- _What the task asks_:
Give the data below again exactly as written, without its pictures.

- _Recorded data_:
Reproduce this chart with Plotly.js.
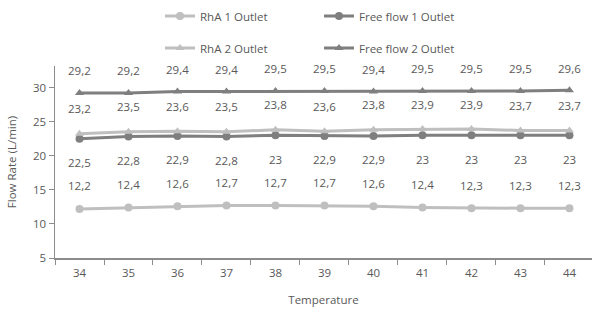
<!DOCTYPE html>
<html>
<head>
<meta charset="utf-8">
<script src="https://cdn.plot.ly/plotly-3.0.1.min.js"></script>
<style>html,body{margin:0;padding:0;background:#fff;}#chart{width:592px;height:309px;}</style>
</head>
<body>
<div id="chart"></div>
<script>
const temperatures = ['34','35','36','37','38','39','40','41','42','43','44'];
const rha1Outlet = [12.2, 12.4, 12.6, 12.7, 12.7, 12.7, 12.6, 12.4, 12.3, 12.3, 12.3];
const freeFlow1Outlet = [22.5, 22.8, 22.9, 22.8, 23, 22.9, 22.9, 23, 23, 23, 23];
const rha2Outlet = [23.2, 23.5, 23.6, 23.5, 23.8, 23.6, 23.8, 23.9, 23.9, 23.7, 23.7];
const freeFlow2Outlet = [29.2, 29.2, 29.4, 29.4, 29.5, 29.5, 29.4, 29.5, 29.5, 29.5, 29.6];
const seriesNames = ['RhA 1 Outlet', 'Free flow 1 Outlet', 'RhA 2 Outlet', 'Free flow 2 Outlet'];

const light = '#BFBFBF', dark = '#7F7F7F', textColor = '#595959';
const fontFam = '"Open Sans", "Noto Sans", sans-serif';

function mk(name, y, color, symbol, legend) {
  return {
    x: temperatures, y: y, name: name, type: 'scatter', mode: 'lines+markers',
    line: {color: color, width: 3},
    marker: {color: color, size: 8, symbol: symbol},
    legend: legend
  };
}
const traces = [
  mk(seriesNames[0], rha1Outlet, light, 'circle', 'legend'),
  mk(seriesNames[1], freeFlow1Outlet, dark, 'circle', 'legend'),
  mk(seriesNames[2], rha2Outlet, light, 'triangle-up', 'legend2'),
  mk(seriesNames[3], freeFlow2Outlet, dark, 'triangle-up', 'legend2')
];

const fmt = v => String(v).replace('.', ',');
const annotations = [];
function addLabels(arr, shift) {
  arr.forEach((v, i) => annotations.push({
    x: i, y: v, xref: 'x', yref: 'y', text: fmt(v), showarrow: false,
    yshift: shift, font: {family: fontFam, size: 11.5, color: textColor}
  }));
}
addLabels(freeFlow2Outlet, 22);
addLabels(rha2Outlet, 25);
addLabels(freeFlow1Outlet, -24);
addLabels(rha1Outlet, 23);

const legendCommon = {
  orientation: 'h', xref: 'container', yref: 'container', xanchor: 'left', yanchor: 'middle',
  font: {family: fontFam, size: 11.5, color: textColor}, bgcolor: 'rgba(0,0,0,0)',
  entrywidth: 114
};

const layout = {
  width: 592, height: 309,
  margin: {l: 55, r: 0, t: 66, b: 51, pad: 0},
  paper_bgcolor: '#fff', plot_bgcolor: '#fff',
  font: {family: fontFam, size: 11, color: textColor},
  showlegend: true,
  legend: Object.assign({}, legendCommon, {x: 160/592, y: 1 - 16/309}),
  legend2: Object.assign({}, legendCommon, {x: 160/592, y: 1 - 48/309}),
  xaxis: {
    type: 'category', range: [-0.5, 10.46], tickson: 'boundaries', ticks: 'outside', ticklen: 5,
    tickcolor: '#8C8C8C', showline: true, linecolor: '#8C8C8C', linewidth: 1.5, showgrid: false,
    zeroline: false, tickfont: {family: fontFam, size: 11.5, color: textColor}, ticklabelstandoff: 4,
    title: {text: 'Temperature', font: {family: fontFam, size: 11.5, color: textColor}, standoff: 16},
    automargin: false
  },
  yaxis: {
    range: [5, 33.15], tickvals: [5, 10, 15, 20, 25, 30], ticks: 'outside', ticklen: 5,
    tickcolor: '#8C8C8C', showline: true, linecolor: '#8C8C8C', linewidth: 1.5, showgrid: false,
    zeroline: false, tickfont: {family: fontFam, size: 11.5, color: textColor},
    title: {text: 'Flow Rate (L/min)', font: {family: fontFam, size: 11.5, color: textColor}, standoff: 14},
    automargin: false
  },
  annotations: annotations
};

Plotly.newPlot('chart', traces, layout, {displayModeBar: false, staticPlot: true})
  .catch(e => { document.body.insertAdjacentHTML('beforeend', '<pre>' + e + '</pre>'); });
</script>
</body>
</html>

- _Response_:
Reproduce this chart with Plotly.js.
<!DOCTYPE html>
<html>
<head>
<meta charset="utf-8">
<script src="https://cdn.plot.ly/plotly-3.0.1.min.js"></script>
<style>html,body{margin:0;padding:0;background:#fff;}#chart{width:592px;height:309px;}</style>
</head>
<body>
<div id="chart"></div>
<script>
const temperatures = ['34','35','36','37','38','39','40','41','42','43','44'];
const rha1Outlet = [12.2, 12.4, 12.6, 12.7, 12.7, 12.7, 12.6, 12.4, 12.3, 12.3, 12.3];
const freeFlow1Outlet = [22.5, 22.8, 22.9, 22.8, 23, 22.9, 22.9, 23, 23, 23, 23];
const rha2Outlet = [23.2, 23.5, 23.6, 23.5, 23.8, 23.6, 23.8, 23.9, 23.9, 23.7, 23.7];
const freeFlow2Outlet = [29.2, 29.2, 29.4, 29.4, 29.5, 29.5, 29.4, 29.5, 29.5, 29.5, 29.6];
const seriesNames = ['RhA 1 Outlet', 'Free flow 1 Outlet', 'RhA 2 Outlet', 'Free flow 2 Outlet'];

const light = '#BFBFBF', dark = '#7F7F7F', textColor = '#595959';
const fontFam = '"Open Sans", "Noto Sans", sans-serif';

function mk(name, y, color, symbol, legend) {
  return {
    x: temperatures, y: y, name: name, type: 'scatter', mode: 'lines+markers',
    line: {color: color, width: 3},
    marker: {color: color, size: 8, symbol: symbol},
    legend: legend
  };
}
const traces = [
  mk(seriesNames[0], rha1Outlet, light, 'circle', 'legend'),
  mk(seriesNames[1], freeFlow1Outlet, dark, 'circle', 'legend'),
  mk(seriesNames[2], rha2Outlet, light, 'triangle-up', 'legend2'),
  mk(seriesNames[3], freeFlow2Outlet, dark, 'triangle-up', 'legend2')
];

const fmt = v => String(v).replace('.', ',');
const annotations = [];
function addLabels(arr, shift) {
  arr.forEach((v, i) => annotations.push({
    x: i, y: v, xref: 'x', yref: 'y', text: fmt(v), showarrow: false,
    yshift: shift, font: {family: fontFam, size: 11.5, color: textColor}
  }));
}
addLabels(freeFlow2Outlet, 22);
addLabels(rha2Outlet, 25);
addLabels(freeFlow1Outlet, -24);
addLabels(rha1Outlet, 23);

const legendCommon = {
  orientation: 'h', xref: 'container', yref: 'container', xanchor: 'left', yanchor: 'middle',
  font: {family: fontFam, size: 11.5, color: textColor}, bgcolor: 'rgba(0,0,0,0)',
  entrywidth: 114
};

const layout = {
  width: 592, height: 309,
  margin: {l: 55, r: 0, t: 66, b: 51, pad: 0},
  paper_bgcolor: '#fff', plot_bgcolor: '#fff',
  font: {family: fontFam, size: 11, color: textColor},
  showlegend: true,
  legend: Object.assign({}, legendCommon, {x: 160/592, y: 1 - 16/309}),
  legend2: Object.assign({}, legendCommon, {x: 160/592, y: 1 - 48/309}),
  xaxis: {
    type: 'category', range: [-0.5, 10.46], tickson: 'boundaries', ticks: 'outside', ticklen: 5,
    tickcolor: '#8C8C8C', showline: true, linecolor: '#8C8C8C', linewidth: 1.5, showgrid: false,
    zeroline: false, tickfont: {family: fontFam, size: 11.5, color: textColor}, ticklabelstandoff: 4,
    title: {text: 'Temperature', font: {family: fontFam, size: 11.5, color: textColor}, standoff: 16},
    automargin: false
  },
  yaxis: {
    range: [5, 33.15], tickvals: [5, 10, 15, 20, 25, 30], ticks: 'outside', ticklen: 5,
    tickcolor: '#8C8C8C', showline: true, linecolor: '#8C8C8C', linewidth: 1.5, showgrid: false,
    zeroline: false, tickfont: {family: fontFam, size: 11.5, color: textColor},
    title: {text: 'Flow Rate (L/min)', font: {family: fontFam, size: 11.5, color: textColor}, standoff: 14},
    automargin: false
  },
  annotations: annotations
};

Plotly.newPlot('chart', traces, layout, {displayModeBar: false, staticPlot: true})
  .catch(e => { document.body.insertAdjacentHTML('beforeend', '<pre>' + e + '</pre>'); });
</script>
</body>
</html>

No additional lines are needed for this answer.